Ignore the noise, lower expectations and keep your eye on the long term. That was the message from the Market Outlook panel at this week’s Envestnet Advisor Summit in Chicago.
“Keep your eye on that North Star,” said David Polak, equity investment specialist of American Funds and senior vice president of its parent, Capital Group. “Don’t ignore” the noise in the market “but don’t let it paralyze you.”
At the same time, advisors shouldn’t expect to reap the returns of the not-so-distant past.
“We’re living in a slower growth world, with lower rates and asset returns,” said Josh Feinman, chief global economist at Deutsche Asset Management.
With that in mind, Justin Christofel, a portfolio manager at BlackRock, told the audience of advisors that they should limit risks in portfolios because there is less compensation now for taking risk than there was five or even three years ago.
He sees opportunities in credit markets using money taken out of stocks. “Equity valuations are 17 times forward earnings, which is about 1.5 times what they were in 2006 and 2007,” said Christofel. He expects overall returns in the mid-single digits. “The inescapable reality is that returns will be more modest going forward. “
Polak of American Funds as well as other panelists expressed concern about the limits of monetary policy around the world. With rates still extremely low in the U.S. – the federal funds rate is 0.25% to 0.50% – and negative rates in many European countries and Japan, central banks throughout the global economy don’t have the usual tools to address an economic recession.

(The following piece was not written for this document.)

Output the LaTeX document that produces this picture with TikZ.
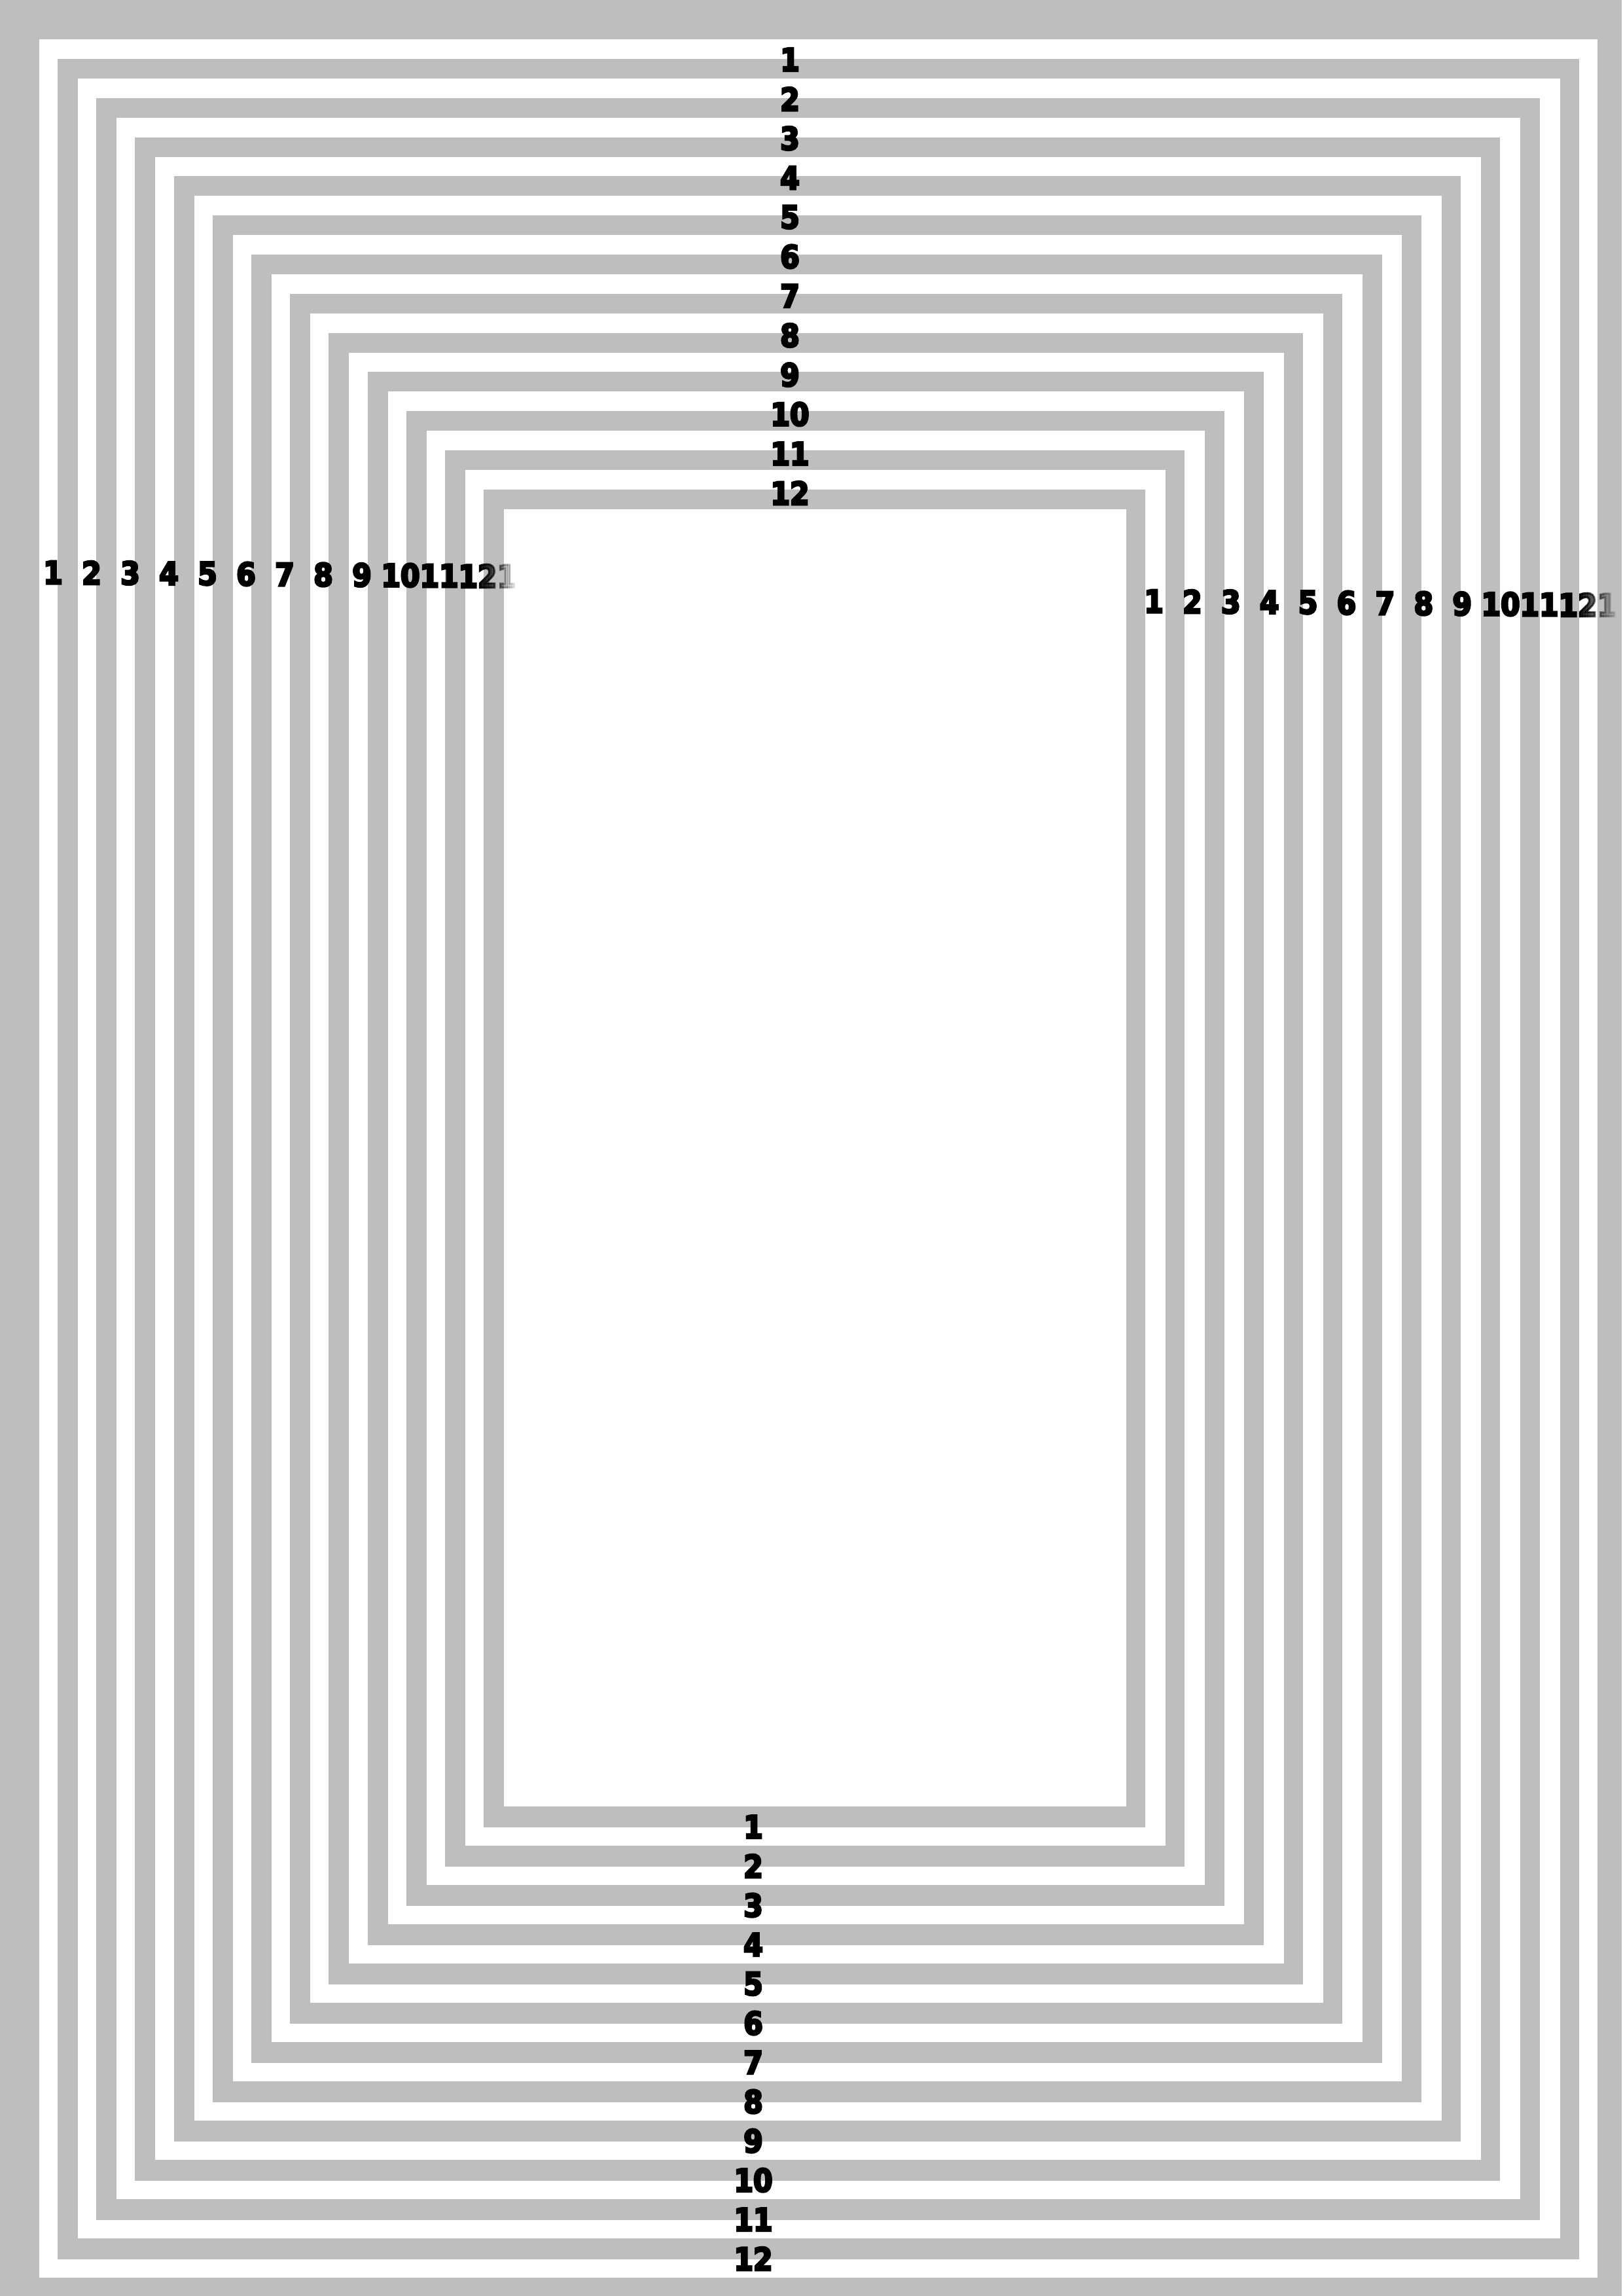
\documentclass[tikz,border=0pt]{standalone}
\usepackage{fontspec}
\setmainfont{DejaVu Sans}[BoldFeatures={FakeBold=6, FakeStretch=0.88}]
\definecolor{band}{HTML}{BEBEBE}
\tikzset{
  lab/.style={font=\fontsize{11.6}{12}\selectfont\bfseries, inner sep=0pt, text=black},
  bandfill/.style={fill=band},
  holefill/.style={fill=white}
}
\newcommand\fadedlabel[5]{%
  \begin{scope}
    \clip ({#2-100},{#3-50}) rectangle ({#4},{#3+50});
    \node[lab] (#1) at (#2,#3) {12\rlap{1}};
  \end{scope}
  \foreach \i [evaluate=\i as \op using {1-(\i+0.5)/16}] in {0,...,15}{
    \begin{scope}
      \clip ({#4+(#5-#4)*\i/16-0.3},{#3-50}) rectangle ({#4+(#5-#4)*(\i+1)/16},{#3+50});
      \node[lab, text opacity=\op] (#1s\i) at (#2,#3) {12\rlap{1}};
    \end{scope}
  }%
}
\begin{document}
\begin{tikzpicture}[x=0.0846774mm, y=-0.0846774mm]
\useasboundingbox (0,0) rectangle (2480,3508);
\fill[white] (0,0) rectangle (2480,3508);
\fill[bandfill] (0,0) rectangle (2478,3508);
\fill[holefill] (60,60) rectangle (2441,3480);
\foreach \k in {1,...,12}{
  \pgfmathsetmacro\L{88+59.2*(\k-1)}
  \pgfmathsetmacro\T{90+59.8*(\k-1)}
  \pgfmathsetmacro\R{2413-60.27*(\k-1)}
  \pgfmathsetmacro\B{3452-60*(\k-1)}
  \fill[bandfill] (\L,\T) rectangle (\R,\B);
  \fill[holefill] ({\L+31},{\T+30}) rectangle ({\R-29.5},{\B-32});
}
\foreach \k in {1,...,12}{
  \node[lab] (top\k) at (1207,{91+60.2*(\k-1)}) {\k};
  \node[lab] (bot\k) at (1151,{2791+60*(\k-1)}) {\k};
}
\foreach \k in {1,...,11}{
  \node[lab] (lft\k) at ({81+59*(\k-1)},{874.5+0.5*(\k-1)}) {\k};
  \node[lab] (rgt\k) at ({1763+58.9*(\k-1)},{918.5+0.5*(\k-1)}) {\k};
}
\fadedlabel{lft12}{730}{880}{733}{790}
\fadedlabel{rgt12}{2411}{924}{2411}{2474}
\end{tikzpicture}
\end{document}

“The efficacy of monetary policy going forward is what is really worrying,” said Christofel. “What will we do if we fall into recession to stimulate growth?”
Feinman said low rates are also indicating “the desire to save is great and exceeding demand for capital investment.… The near- and medium-term problem is a lack of growth … Rates are telling you there isn’t enough government debt, not there is too much.”